Long: Yeah, you're gonna have, you're gonna have to dial that one back really quickly.
Logan: Or else?
Long: Your diaphragm is gonna close, you're not gonna be able to breath. You have no chance. You're gonna die.
Alex learned how to control his fear at this climbing gym near his home in Sacramento, California, when he was just a boy.
[Honnold at gym: It's kinda funny coming back, I remember it being like a big cave.]
For seven years, this is where he came three hours a day, six days a week. He would climb until he was exhausted, then read old climbing magazines.
Honnold: That's all I was ever interested in really.
Logan: Your whole life?
Honnold: Yea. From when I started climbing, from when I was maybe ten or eleven, I don't even remember when it was so long ago, but, I mean that's all I ever was into, really.
Back then he was a shy, skinny kid with big ears.
Today, he's still skinny, but his five-foot, eleven-inch frame is 160 pounds of muscle.
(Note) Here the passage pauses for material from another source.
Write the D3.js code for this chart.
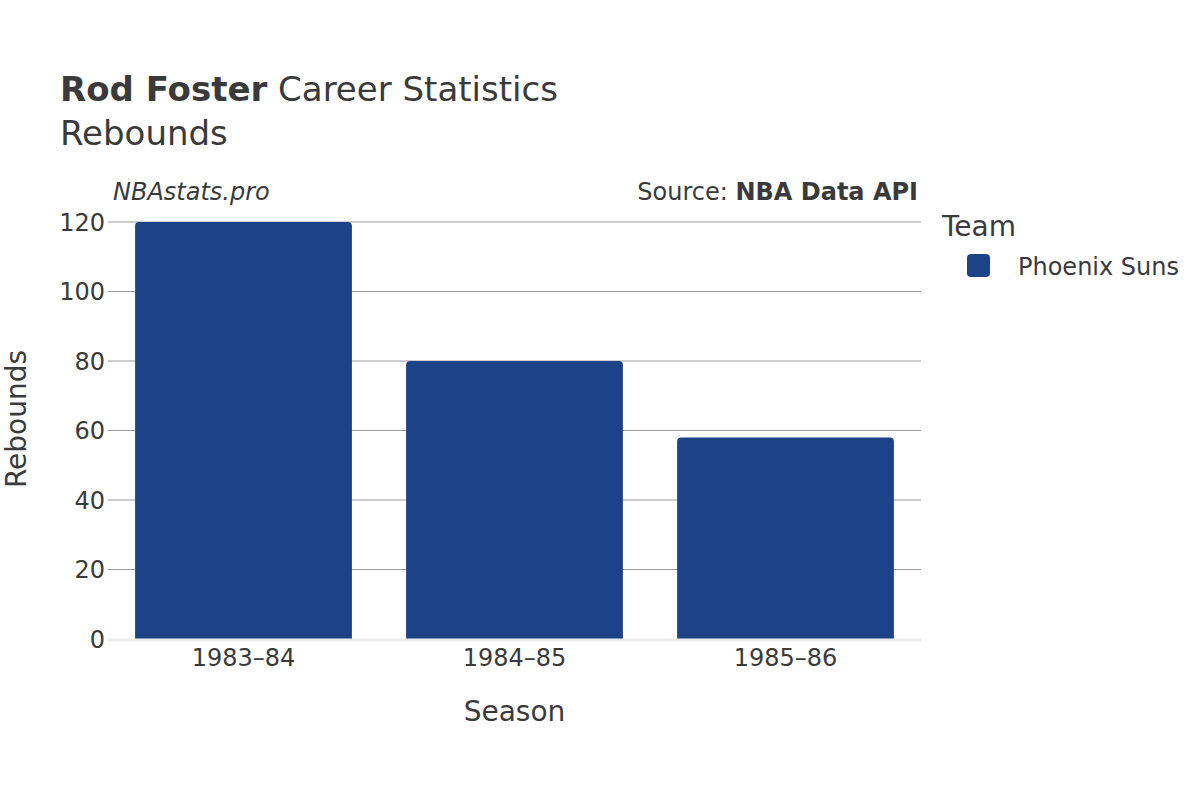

For someone his size, he has big hands...they have to carry his whole body weight when he's hanging off the rock.
Honnold: Yeah, I have pretty big fingers. So, it's hard to get it into a thin crack.
Logan: Show me.
Logan: Were they like this before you started climbing?
Honnold: I don't think they were quite this big before I started climbing. I honestly think my connective tissue and stuff is like, gone.
Honnold: Like they just all gotten beefier, ya know? I think it's all the crack climbing, like torquing your finger in different ways.
He's acquired something akin to rock star status in the climbing world...
[Fan: Can I have your autograph?]
...where he always draws a crowd. This year he made the cover of "National Geographic." He's also in a nationwide ad campaign for the company "The North Face."
But the kid who dropped out of college and stole the family mini-van to go climbing has been slow to cash in on his success.